Digby Chambers: 25 Old Christchurch Road, Flats 1-15 Digby Chambers and 2-10 (Evens) Post Office Road is a Grade II listed building in the Bournemouth, Christchurch and Poole local planning authority area, England. Commercial building.
Digby Chambers: 25 Old Christchurch Road, Flats 1-15 Digby Chambers and 2-10 (Evens) Post Office Road
- WRENN ID
- tired-alcove-moth
- Grade
- II
- Local Planning Authority
- Bournemouth, Christchurch and Poole
- Country
- England
- Type
- Commercial building
- Source
- Historic England listing
Description
Digby Chambers, formerly Bedford Buildings, is a speculative development erected in 1887 by architects George Joseph Lawson and John Donkin. The building has been subsequently altered, with repairs and refurbishment undertaken in the early 21st century.
The building is constructed with a steel frame and facades of brick and stone beneath slate roofs, with dressings of stone, brick and terracotta. It is oriented roughly north-south along Post Office Road, with its southern face fronting Old Christchurch Road. The plan is irregular, comprising a long north-south block with a roughly east-west block at its northern end.
The four-storey building with cellars and attics is characterised by tall elevations in Victorian Gothic style, with prominent features emphasising each end. At the southern end, the ground floor features a pair of arched shop windows with carved ballflower style decoration to the springing points and spandrels. The timber-framed windows are early 21st century replacements. Above these are eight-light stone windows at the first, second and third floors, divided at each level by projecting stringcourses and carved terracotta inset panels with slightly Art Nouveau style detailing. These panels are repeated around the building. The windows are framed by full-height brick pilasters which continue through the cornice to frame a gable at the apex, which appears partially rebuilt and contains a mid-20th century metal-framed window. The deeply-projecting cornice has moulded sections and a continuous row of angled dentils, continuing around the full street-facing length of the building.
As the building turns the corner it is angled. The ground floor has an entrance with early 21st century timber and glazed door, flanked by angled pillars with foliate-carved capitals and a moulded arched head with decorated pendant-style keystone and fan vaulting. A canted oriel window rises through the upper three storeys with tracery in loosely Perpendicular style featuring cusped detailing, standing proud of the timber sashes behind, with further terracotta panels between each floor. It is unclear whether the oriel was ever capped at roof level by the turret or cupola as originally intended.

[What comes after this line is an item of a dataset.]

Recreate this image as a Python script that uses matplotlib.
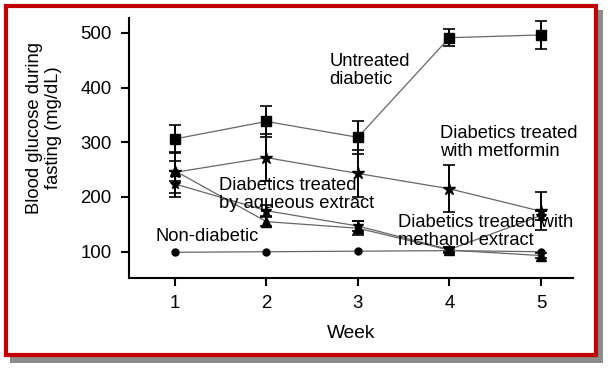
"""
Fasting blood glucose over five weeks, per treatment group.
"""
import matplotlib
matplotlib.use("Agg")
import matplotlib.pyplot as plt
from matplotlib.patches import Rectangle


# Settings
plt.rcParams["font.family"] = ["Liberation Sans", "DejaVu Sans"]

# Data
weeks = [1, 2, 3, 4, 5]
untreated = [306, 338, 309, 491, 496]
untreated_err = [26, 28, 30, 15, 26]
metformin = [245, 272, 243, 215, 174]
metformin_err = [38, 43, 43, 43, 35]
aqueous = [248, 155, 143, 103, 93]
aqueous_err = [18, 8, 13, 5, 4]
methanol = [224, 175, 147, 104, 166]
methanol_err = [24, 10, 9, 4, 8]
non_diabetic = [99, 100, 101, 102, 100]

y_ticks = [100, 200, 300, 400, 500]
labels = {
    "Untreated\ndiabetic": (2.69, 431),
    "Diabetics treated\nwith metformin": (3.90, 300),
    "Diabetics treated\nby aqueous extract": (1.48, 204),
    "Non-diabetic": (0.79, 127),
    "Diabetics treated with\nmethanol extract": (3.44, 137),
}


# I Helper Functions
def draw_frame(fig):
    """Red border with a grey drop shadow round the whole figure"""
    w, h = 608, 370
    shadow = Rectangle((10 / w, 1 - 363 / h), 593 / w, 353 / h,
                       transform=fig.transFigure, facecolor="#8c8c8c",
                       edgecolor="none", zorder=-3)
    frame = Rectangle((6 / w, 1 - 355 / h), 590 / w, 349 / h,
                      transform=fig.transFigure, facecolor="white",
                      edgecolor="#c00000", linewidth=3, zorder=-2)
    fig.patches.extend([shadow, frame])


def plot_series(ax, y, err, marker, ms):
    ax.plot(weeks, y, color="#666666", lw=0.9, zorder=2)
    if err is not None:
        ax.errorbar(weeks, y, yerr=err, fmt="none", ecolor="black",
                    elinewidth=1.4, capsize=4.5, capthick=1.2, zorder=3)
    ax.plot(weeks, y, linestyle="none", marker=marker, ms=ms,
            color="black", zorder=4)


# II Main Functions
def dev():
    fig = plt.figure(figsize=(6.08, 3.70), dpi=100)
    fig.patch.set_facecolor("white")
    draw_frame(fig)
    ax = fig.add_axes([0.2122, 0.2486, 0.7302, 0.7028])
    ax.patch.set_alpha(0)

    plot_series(ax, untreated, untreated_err, "s", 6.5)
    plot_series(ax, metformin, metformin_err, "*", 9)
    plot_series(ax, aqueous, aqueous_err, "^", 7)
    plot_series(ax, methanol, methanol_err, "*", 7)
    plot_series(ax, non_diabetic, None, "o", 5)

    for txt, (x, y) in labels.items():
        ax.text(x, y, txt, fontsize=13.2, ha="left", va="center",
                linespacing=1.05, zorder=5)

    ax.set_xlim(0.5, 5.35)
    ax.set_ylim(52, 527)
    ax.set_xticks(weeks)
    ax.set_yticks(y_ticks)
    for side in ["top", "right"]:
        ax.spines[side].set_visible(False)
    for side in ["left", "bottom"]:
        ax.spines[side].set_linewidth(1.5)
    ax.tick_params(direction="out", length=5.5, width=1.5, labelsize=13.4, pad=7)

    ax.set_xlabel("Week", fontsize=13.8, labelpad=9)
    ax.set_ylabel("Blood glucose during\nfasting (mg/dL)", fontsize=13.2,
                  linespacing=1.15, va="center")
    ax.yaxis.set_label_coords(-0.191, 0.577)

    fig.savefig("out.png", dpi=100)
    plt.close(fig)


# IV Main
def main():
    dev()


if __name__ == "__main__":
    main()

The ground floor of the long eastern elevation contains a row of seven wide pointed-arch shop front openings with deeply-moulded heads and 20th century timber windows, with a continuous stringcourse above. Each bay of the upper floors contains full-height window bays framed by slender brick pilasters which connect at sill level by inverted arches formed in stone. The windows are wide timber sashes with tracery detailing in flattened ogee heads of stone and terracotta. Above the cornice at roof level, the bays terminate in a row of tall dormer windows in moulded openings with early 21st century timber casements in Y-tracery frames. Between the dormers are low brick arches connecting the slender piers that flank the windows.
At the northern end of this elevation the building projects eastwards. At ground-floor level the original entrance (to the YWCA, now Flats 1-15) and shop fronts have been altered. The connection with the main block has a bay of single windows; those at first and second floor are set back beneath a squinch arch in the angle with a pointed stone head. Adjacent are two window bays with the same brick framing treatment as the remainder of the building, though the windows themselves are in stone traceried surrounds. Above the first-floor windows are stone panels with intricate carved detailing. The central bay rises to a dormer window, adjacent to which is a truncated chimney. The gabled end bay facing east is asymmetrical, with a pair of window bays of the same treatment rising to a wide gable above. The gable itself has two pairs of windows on two levels with a central feature of projecting angled bricks rising from the cornice to a truncated stack.
The entrance to Flats 1-15 opens onto a lobby with a pointed-arched doorway featuring engaged columns with foliate and floral carved capitals, a pair of doors with three lights with cusped heads to the top half and panelling below, and a fanlight with a roundel pattern. The main staircase has turned newels and balusters; one section features panels with pierced flower decoration between the balusters. A lift has been inserted in the open well.
The remainder of the interior is plain and not of special interest, with many areas altered and modernised. Shop premises have been refitted.